Eastern Block Cuisine

I’m ashamed to say that up until recently I knew very little about Eastern Europe aside from war and disaster. I certainly had no understanding of their cuisine! We were drawn to Poland to visit Auschwitz, Ukraine to visit Chernobyl and Romania to see wild bears. But it wasn’t until we arrived in each of these countries that we realised that catastrophic events aside (not including the bears in this of course), lay beautiful cities, friendly locals, traditions not yet lost and hearty tasty and very cheap food!

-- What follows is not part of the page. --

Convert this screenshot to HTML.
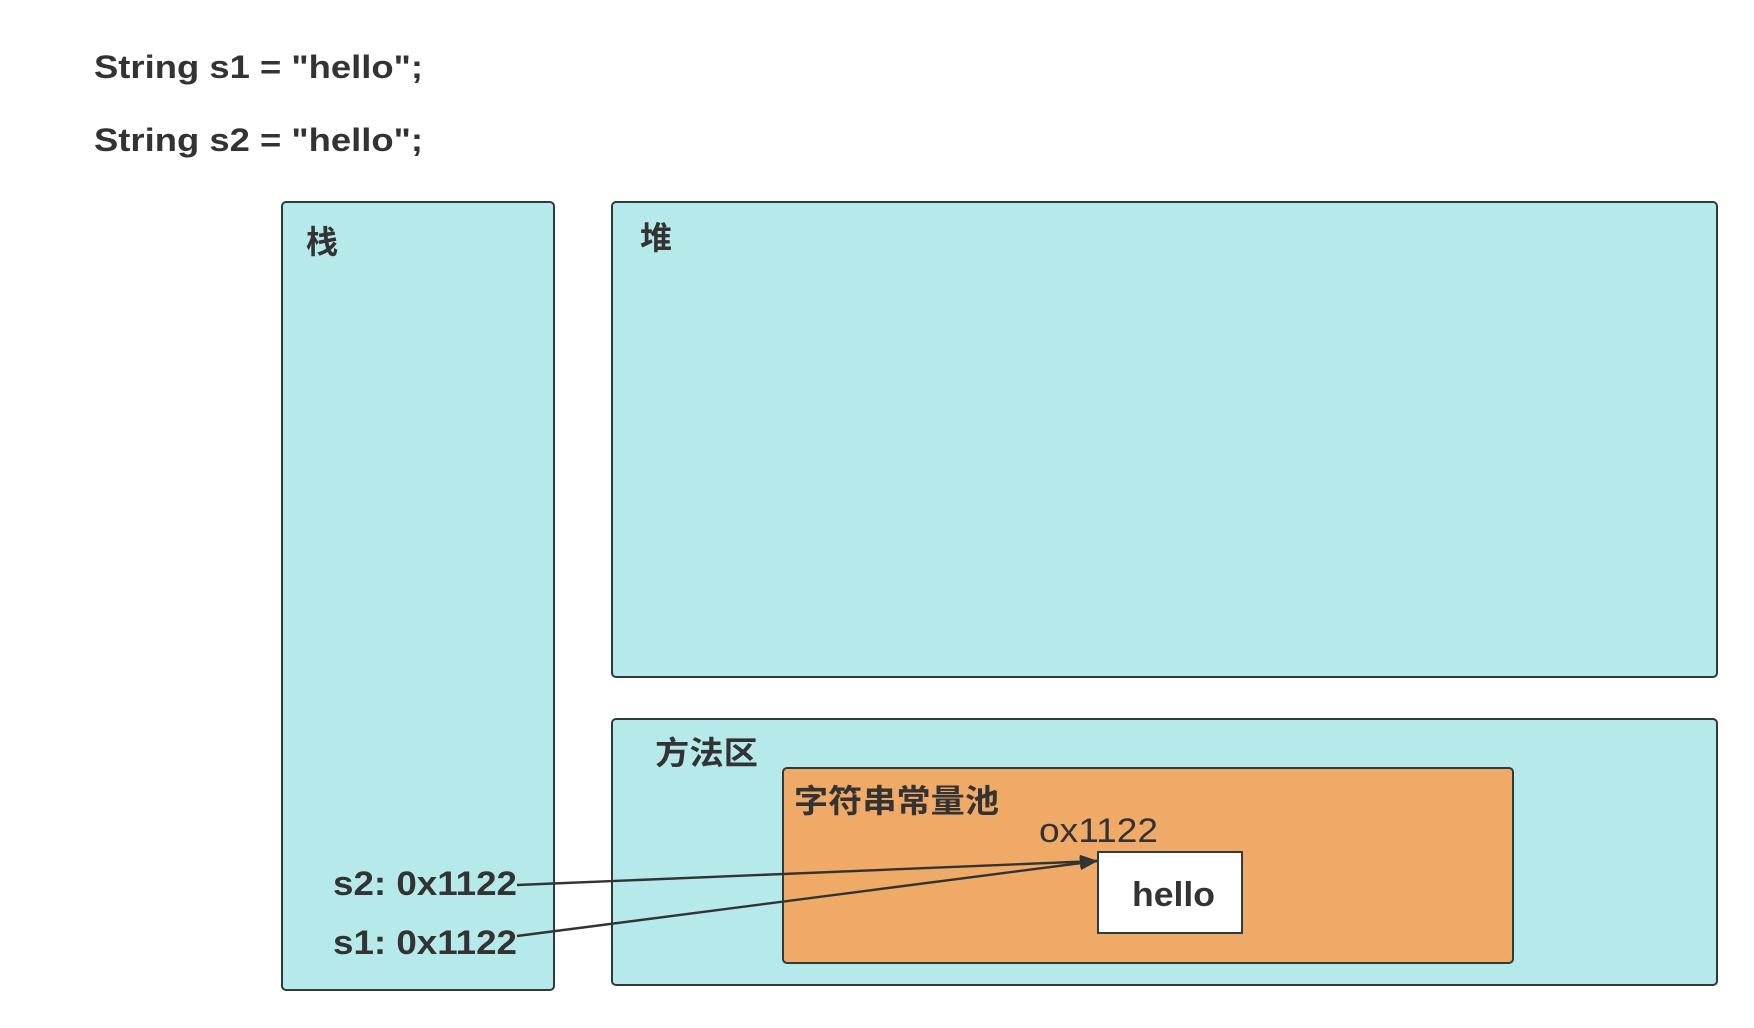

Join me on an adventure of Eastern Europe by trying out some of the below recipes at home.

Ukraine

My first impression of Ukraine, and particularly Kyiv, was grey and bleak. Big soviet buildings blocking the sun, new grey high rise buildings, grey side walks and leafless trees (it was winter).  However, after three days of exploring, I learnt that I couldn’t be further from the truth. Kyiv is a vibrant colourful city thanks to its mesmerising (but also tragic) history. They have been invaded repeatedly over the years from every possible direction, each newcomer leaving their mark.

Photo of two zebras hugging, taken in Landscape Alley, in Kyiv. Not bleak and grey at all!
Landscape Alley – Kyiv

Just like their architecture, Ukrainian cuisine has been heavily influenced by other countries, however, how the dishes are prepared is distinctly Ukrainian.

We went to Ukraine to visit Chernobyl which was a sobering experience. The vodka consumed whilst in Kyiv however was certainly not! They drink vodka like I drink water, and it was in fact cheaper! 50p for a shot, which resembled more a half pint than it did a shot! And the thing is, they drink it like we do beer, or soft drinks even! You have it as an accompaniment to specific dishes and you don’t down it, you sip it. Of course we tried a variety of them whilst there, including the spicy one (which I don’t recommend!).

Vodka aside, I wasn’t sure what to expect culinary wise from Kyiv, but we certainly ate like kings for next to nothing. I wish we would have done a food tour to learn more about the cuisine, as our meals were very heavily meat based (lots of sausage!). However, I’m not going to complain as it was all incredibly tasty!

Below are my two favourite dishes from the trip:

Chicken Kiev

It seems obvious I should pick it, but when you are in Kyiv you have to try Chicken Kiev! I’m not even so sure it actually originated in Kyiv (neither does the internet), however, there is no denying it is one of the best comfort foods. Did you know it was the first ever refrigerated “ready meal” in the UK? Apparently M&S started selling it in 1979!

Rather than indulging in a ready made option, why not make a high quality version instead?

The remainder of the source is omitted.